Subject: talib jihadist cleric as cavalry raider
Culture: Tukulor, Fulani
Setting: Umarian Empire, western Sudan 19thc
* Vandervort 1998 p75
"In 1853 ... the Tukulors launched a great jihad under the leadership of al-Hajj Umar Tal (1794-1864), one of the foremost religious and political leaders of pre-colonial West Africa. His career illustrates once again the powerful integrative impact of religion upon resistance movements in Africa, but, and this point needs to be emphasized, it also bears witness to religion's equally strong potential for disruption. Like Abd el-Kader, Umar was born into a family of prominent Muslim clerics. Like his Algerian near-contemporary, he had made a pilgrimage to Mecca from which he returned an acknowledged holy man with a large following. While on his pilgrimage, Umar, who had joined the Tijaniyya order as a young man, was named khalifa of the order (literally, deputy to its founder) in the Western Sudan. He appears to have returned from Mecca determined to carry out a crusade for religious reform, dismayed by the gap between the Islamic ideal he had observed in Mecca and the 'disenchanting reality of mixed [impure] Islam in the Western Sudan.'
"In the 1840s he began to gather around him a band of disciples, or talaba in Arabic (talibés in French), at Dinguiray, a fortified town which also served as a religious hostel, on the borders of Futa Jallon to the south of his native Futa Toro. It was here, among his talaba, that Umar began to build an army whose major purpose would be to carry out a jihad against the animist Bambara peoples to the east, rulers of the kingdoms of Kaarta and Segu. Modern writers who have portrayed the Umarian jihad primarily as a movement of resistance to the French would appear to be mistaken. It was one of the unfortunate aspects of Umar's career that his wars against the Bambara coincided with the decision by the French to project their influence into the interior of Senegal."
* Austen 2010 p61-62
"Al Hajj Umar Tal, the conqueror of both Segu and Masina, is unique among the jihad leaders of West Africa in his linking of virtually all the local traditions of holy war and his close ties to North Africa and the Middle East. Umar was born in the mid-1790s to a Tukulor clerical family in Futa Toro, an eighteenth-century jihadist state tied to the Shurbubba uprising of a century earlier. By Umar's time, Futa Toro's Islamic energies had waned, and it came under the political domination of Kaarta, an offshoot of the 'pagan' Segu Empire. In the mid-1820s, he set off on a hajj (pilgrimage) to Mecca, making him the only regional jihadist to earn the title 'Al Hajj.' On his way back to his homeland, he spent extensive periods of time with the rulers of already established clerical states in the Central and Western Sudan, including Hamdullahi, the Masina capital. Umar's final place as guest cleric was Futa Jallon, a small-scale eighteenth century jihadist state in the GuinEe highlands where he had earlier studied.

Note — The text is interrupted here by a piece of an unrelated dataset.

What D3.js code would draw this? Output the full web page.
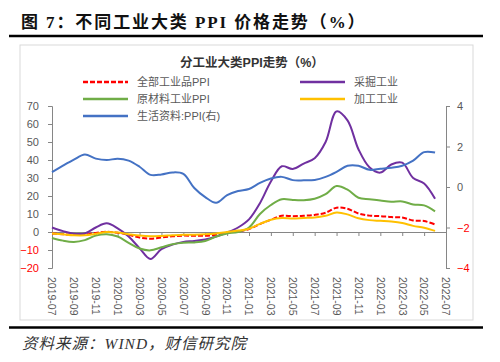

"In Futa Jallon, Umar first began to build up a large body of committed and well-armed followers, mostly Fulani and Tukulor from his home region of Futa Toro. Understandably, such a presence disturbed the Futa Jallon rulers, and Umar was encouraged to move into the small neighboring Mande (and thus 'pagan') state of Tamba. When in turn the Tamba chief sent forces to disarm the clerical community, Umar not only felt politically justified in defending himself but also told a Moroccan biographer that 'God Most High instructed me after the evening prayer. ... In a great cry He said to me [three times] 'You are authorized to wage jihad in the name of Allah.'' "The year was 1852, and Umar's forces not only defeated Tamba but went on to take Kaarta in 1855, Segu in 1861, and Masina in 1862. This last war between two jihadist states was costly in a number of ways. Amadu Lobo's successors counterattacked, killing Umar in 1864. "At its high point, Umar's empire extended over a wider area than even Segu had achieved. However, the new state was more proficient in warfare than in peacetime administration. After Umar's death, his sons and nephews disputed the succession and in effect established three separate capitals at Segu, Bandiagara (Masina), and Nioro (the old Kaarta center). When French colonial forces began their advance into the Middle Niger in the late 1880s, they picked off these towns in successive order, thus ending Islamic rule in this frontier of the Sahara."
* Vandervort 1998 p76
"Umar's jihad army had as its elite corps his close disciples, the talaba, who, in the great tradition of warfare in the Western and Central Sudan, served as mounted shock troops. These cavalrymen were frequently full members of the Tijani brotherhood and, as students of Umar, could boast some education, even if it was of a doctrinaire religious kind."
* Vandervort 1998 p76
"The Tukulor army was reasonably well equipped with modern weapons. Generous monetary donations by the faithful, together with the early capture of the gold mines of the Bambuk region, made possible large purchases of muskets, powder and ball and some rifles and ammunition from English and French traders."